What to produce: Repeat the listing that follows, character for character, minus the pictures.
○ ○ ○
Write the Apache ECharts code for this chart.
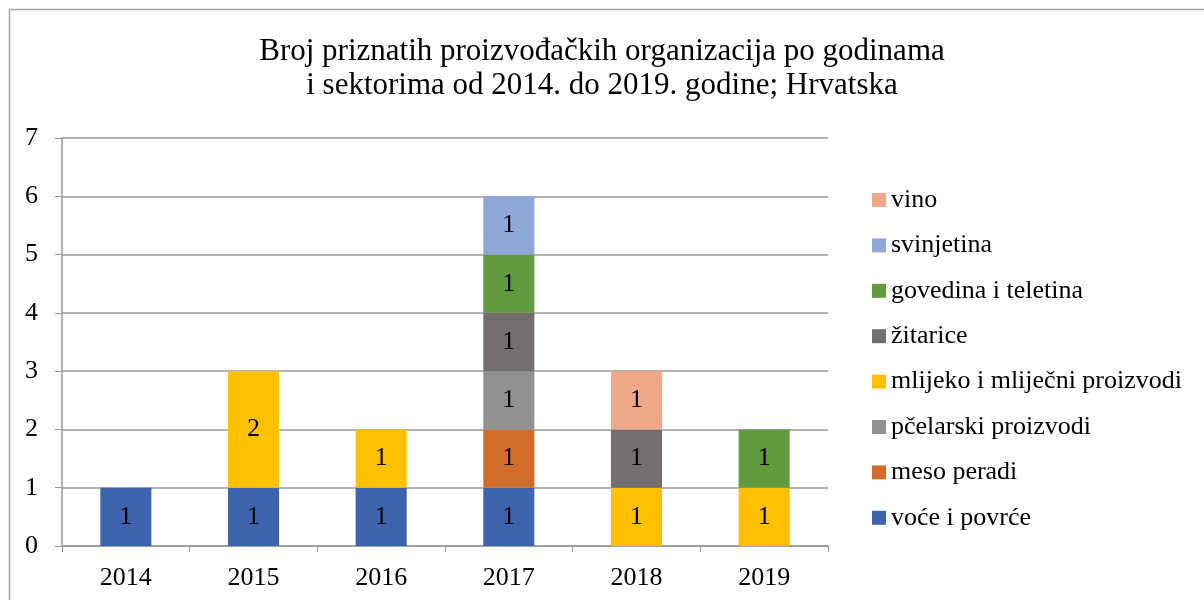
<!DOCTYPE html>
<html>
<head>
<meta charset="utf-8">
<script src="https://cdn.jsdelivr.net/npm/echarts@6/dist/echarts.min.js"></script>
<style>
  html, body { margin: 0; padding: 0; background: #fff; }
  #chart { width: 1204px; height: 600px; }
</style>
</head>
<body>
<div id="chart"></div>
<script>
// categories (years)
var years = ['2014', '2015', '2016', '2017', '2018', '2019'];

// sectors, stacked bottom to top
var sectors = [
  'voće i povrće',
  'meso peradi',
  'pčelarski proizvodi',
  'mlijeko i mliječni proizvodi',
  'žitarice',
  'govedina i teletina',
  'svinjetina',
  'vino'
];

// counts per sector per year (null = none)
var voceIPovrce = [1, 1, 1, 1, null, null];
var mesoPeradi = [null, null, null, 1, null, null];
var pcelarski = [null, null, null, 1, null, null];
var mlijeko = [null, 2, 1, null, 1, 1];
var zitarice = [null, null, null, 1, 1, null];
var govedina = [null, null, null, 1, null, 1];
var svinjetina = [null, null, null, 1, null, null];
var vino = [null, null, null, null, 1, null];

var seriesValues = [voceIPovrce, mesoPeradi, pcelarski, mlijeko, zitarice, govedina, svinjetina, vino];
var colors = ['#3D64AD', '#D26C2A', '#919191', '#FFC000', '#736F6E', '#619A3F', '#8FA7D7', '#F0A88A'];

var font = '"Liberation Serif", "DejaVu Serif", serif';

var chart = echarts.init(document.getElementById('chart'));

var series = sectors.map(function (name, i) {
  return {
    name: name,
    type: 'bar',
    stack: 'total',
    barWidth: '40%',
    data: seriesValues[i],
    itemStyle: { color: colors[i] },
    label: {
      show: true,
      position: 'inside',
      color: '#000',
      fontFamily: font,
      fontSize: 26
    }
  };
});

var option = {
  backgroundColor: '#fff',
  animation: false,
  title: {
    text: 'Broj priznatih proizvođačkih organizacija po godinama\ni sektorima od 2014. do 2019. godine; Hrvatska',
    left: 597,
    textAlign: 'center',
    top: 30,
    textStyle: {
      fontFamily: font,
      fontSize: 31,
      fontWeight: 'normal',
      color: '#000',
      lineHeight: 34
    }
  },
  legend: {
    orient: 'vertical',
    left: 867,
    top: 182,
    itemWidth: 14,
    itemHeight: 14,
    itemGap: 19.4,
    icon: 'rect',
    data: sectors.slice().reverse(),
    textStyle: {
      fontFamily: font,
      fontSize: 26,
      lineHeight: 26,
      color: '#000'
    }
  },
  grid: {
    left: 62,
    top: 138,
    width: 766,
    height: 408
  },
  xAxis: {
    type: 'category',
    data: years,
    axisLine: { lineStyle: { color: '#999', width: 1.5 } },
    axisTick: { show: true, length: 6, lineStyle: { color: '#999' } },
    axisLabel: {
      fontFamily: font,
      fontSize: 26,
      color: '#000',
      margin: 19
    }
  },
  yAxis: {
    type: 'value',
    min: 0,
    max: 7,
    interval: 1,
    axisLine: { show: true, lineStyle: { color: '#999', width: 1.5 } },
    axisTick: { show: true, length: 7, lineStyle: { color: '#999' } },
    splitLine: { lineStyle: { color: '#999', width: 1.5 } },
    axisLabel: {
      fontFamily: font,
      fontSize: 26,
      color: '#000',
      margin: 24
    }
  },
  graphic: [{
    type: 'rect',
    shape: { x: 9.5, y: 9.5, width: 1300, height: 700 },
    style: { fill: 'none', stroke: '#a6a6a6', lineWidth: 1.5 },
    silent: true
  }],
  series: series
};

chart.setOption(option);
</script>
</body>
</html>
○ ○ ○
Exercise solution:
Write the Apache ECharts code for this chart.
<!DOCTYPE html>
<html>
<head>
<meta charset="utf-8">
<script src="https://cdn.jsdelivr.net/npm/echarts@6/dist/echarts.min.js"></script>
<style>
  html, body { margin: 0; padding: 0; background: #fff; }
  #chart { width: 1204px; height: 600px; }
</style>
</head>
<body>
<div id="chart"></div>
<script>
// categories (years)
var years = ['2014', '2015', '2016', '2017', '2018', '2019'];

// sectors, stacked bottom to top
var sectors = [
  'voće i povrće',
  'meso peradi',
  'pčelarski proizvodi',
  'mlijeko i mliječni proizvodi',
  'žitarice',
  'govedina i teletina',
  'svinjetina',
  'vino'
];

// counts per sector per year (null = none)
var voceIPovrce = [1, 1, 1, 1, null, null];
var mesoPeradi = [null, null, null, 1, null, null];
var pcelarski = [null, null, null, 1, null, null];
var mlijeko = [null, 2, 1, null, 1, 1];
var zitarice = [null, null, null, 1, 1, null];
var govedina = [null, null, null, 1, null, 1];
var svinjetina = [null, null, null, 1, null, null];
var vino = [null, null, null, null, 1, null];

var seriesValues = [voceIPovrce, mesoPeradi, pcelarski, mlijeko, zitarice, govedina, svinjetina, vino];
var colors = ['#3D64AD', '#D26C2A', '#919191', '#FFC000', '#736F6E', '#619A3F', '#8FA7D7', '#F0A88A'];

var font = '"Liberation Serif", "DejaVu Serif", serif';

var chart = echarts.init(document.getElementById('chart'));

var series = sectors.map(function (name, i) {
  return {
    name: name,
    type: 'bar',
    stack: 'total',
    barWidth: '40%',
    data: seriesValues[i],
    itemStyle: { color: colors[i] },
    label: {
      show: true,
      position: 'inside',
      color: '#000',
      fontFamily: font,
      fontSize: 26
    }
  };
});

var option = {
  backgroundColor: '#fff',
  animation: false,
  title: {
    text: 'Broj priznatih proizvođačkih organizacija po godinama\ni sektorima od 2014. do 2019. godine; Hrvatska',
    left: 597,
    textAlign: 'center',
    top: 30,
    textStyle: {
      fontFamily: font,
      fontSize: 31,
      fontWeight: 'normal',
      color: '#000',
      lineHeight: 34
    }
  },
  legend: {
    orient: 'vertical',
    left: 867,
    top: 182,
    itemWidth: 14,
    itemHeight: 14,
    itemGap: 19.4,
    icon: 'rect',
    data: sectors.slice().reverse(),
    textStyle: {
      fontFamily: font,
      fontSize: 26,
      lineHeight: 26,
      color: '#000'
    }
  },
  grid: {
    left: 62,
    top: 138,
    width: 766,
    height: 408
  },
  xAxis: {
    type: 'category',
    data: years,
    axisLine: { lineStyle: { color: '#999', width: 1.5 } },
    axisTick: { show: true, length: 6, lineStyle: { color: '#999' } },
    axisLabel: {
      fontFamily: font,
      fontSize: 26,
      color: '#000',
      margin: 19
    }
  },
  yAxis: {
    type: 'value',
    min: 0,
    max: 7,
    interval: 1,
    axisLine: { show: true, lineStyle: { color: '#999', width: 1.5 } },
    axisTick: { show: true, length: 7, lineStyle: { color: '#999' } },
    splitLine: { lineStyle: { color: '#999', width: 1.5 } },
    axisLabel: {
      fontFamily: font,
      fontSize: 26,
      color: '#000',
      margin: 24
    }
  },
  graphic: [{
    type: 'rect',
    shape: { x: 9.5, y: 9.5, width: 1300, height: 700 },
    style: { fill: 'none', stroke: '#a6a6a6', lineWidth: 1.5 },
    silent: true
  }],
  series: series
};

chart.setOption(option);
</script>
</body>
</html>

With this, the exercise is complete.